'New' Hamas charter at least a decade old
'New' Hamas charter at least a decade old
Comment: Much of Hamas' 'new' charter can be found in old policy documents, with minor changes likely motivated by a desire to appease the UAE and Egypt, writes Imogen Lambert.
5 min read
Following Hamas' release of their "new" charter, a wealth of analysis has commented on a potential "new Hamas of pragmatism".
In contrast with their fiery 1988 charter, widely criticised for hostility to other Palestinian factions, anti-Semitism and violence, the new charter appears to be more humanistic and appealing to the international community.
Yet this does not reflect a "new Hamas". Not because the group is still "hateful", as Netanyahu complained, but because much of the material in the new charter can be seen in the 2006 Hamas Draft Programme for a coalition government following a deal with Fatah - and even in their 2004 electoral manifesto.
Additionally, rather than reflect an attempt to placate Israel or the international community, the new charter can also be seen as the latest in a long string of attempts to reconcile Hamas with Egypt and her supporter, the UAE - efforts which have been ongoing since the downfall of President Mohammed Morsi in 2013.
More than ten years ago, following their electoral success, their draft programme for a coalition government with rivals Fatah displayed a willingness to join the PLO, recognising its secular character, to respect previous international peace agreements and recognising the two-state solution.
Although the group reaffirmed the right of return for refugees in that programme, all references to Palestine's land referred to "1967 borders", albeit not to Israel proper. Article five promised to work with the international community to "achieve a complete withdrawal from the lands occupied in 1967, including Jerusalem".

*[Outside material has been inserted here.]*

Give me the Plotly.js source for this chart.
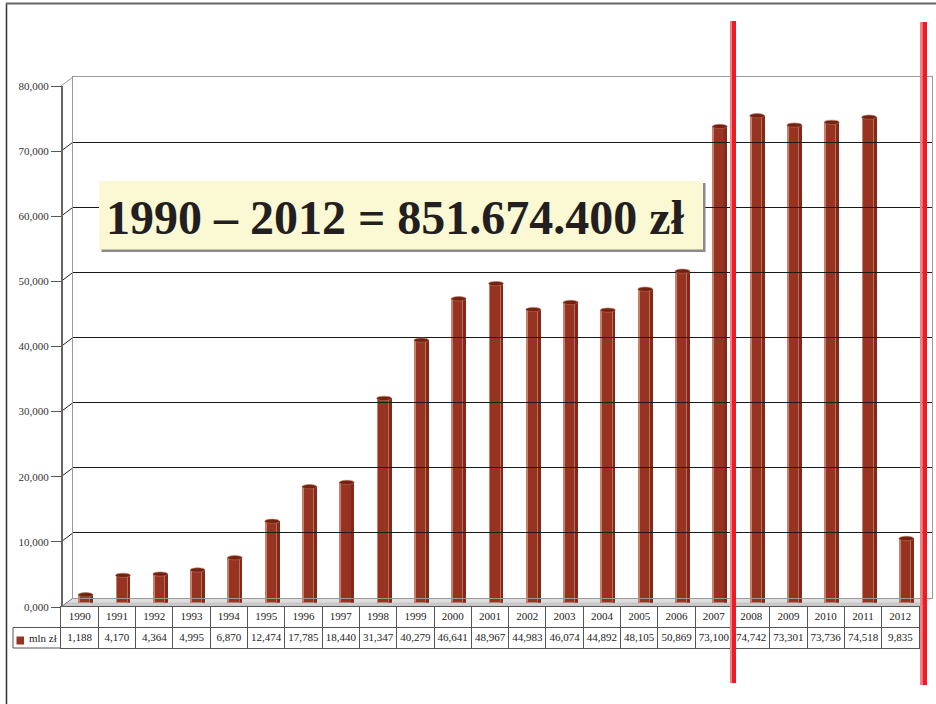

And although the new charter is still heavily critical of the Oslo accords, their 2006 draft programme stated Hamas "will deal with the signed agreements with high responsibility and in accordance with preserving the ultimate interests of our people and maintaining its rights without compromising its immutable prerogatives".
Similarly, the group's 2004 electoral manifesto seems to have a minimal preoccupation with religion. Instead, parts of it read like extracts from the UK Green Party's pledges, with promises to plant more trees, establish recycling plants to reduce food waste and reinvigorate women's cottage industries such as weaving.
Although Gaza usually makes international news during its devastating wars, it is not its rocket retaliations against Israeli aggression that has defined Hamas in everyday life since their takeover. They - remarkably quickly - transformed Gaza from a wild-west-esque region (complete with kidnapping, mafias, competing clans, uncontrollable militant groups and rampant corruption) into a highly organised policed pseudo-state, resembling a technocracy far more than a theocracy.
Thus, for years the 1988 Hamas charter has been as representative of their policies, as Fatah's charter has been of the security co-ordinating Palestinian Authority; the Fatah constituation still appears to laughably describes the group as a "revolutionary nationalist", "anti-imperialist force" which appeals for an "armed public revolution".
The reason Hamas kept the charter unchanged for so long was probably to placate popular Arab public opinion, as while the western press has praised Hamas' "new" pragmatism, commentators in the Arab world have expressed outrage at the group for abandoning its former stance. Analyst Mohammed al-Tammimi even called Hamas "unbelievers" in a particularly heated al-Jazeera Arabic segment last week.
Such has been the controversy in Arabic media that prominent firebrand leader Mahmoud Zaher has stressed that the new charter has not replaced the old one.
So the question remains: why now?
It's all about the Rafah crossing
The most important - and telling - change of the new manifesto, which was not so much of a priority a decade ago, is the removal of references to the Muslim Brotherhood.
This comes as part of a continued attempt to appease Egypt, despite Cairo's hostility - accusing the group of being behind Egypt's woes from the growth of the Sinai's Islamic State group franchise to political assassinations to attacks on Christians.
The main reason for this desperation is Egypt's blockade on Gaza via the Rafah crossing, which has severely worsened conditions in the blockaded strip, turning public opinion among the Strip's residents against Hamas.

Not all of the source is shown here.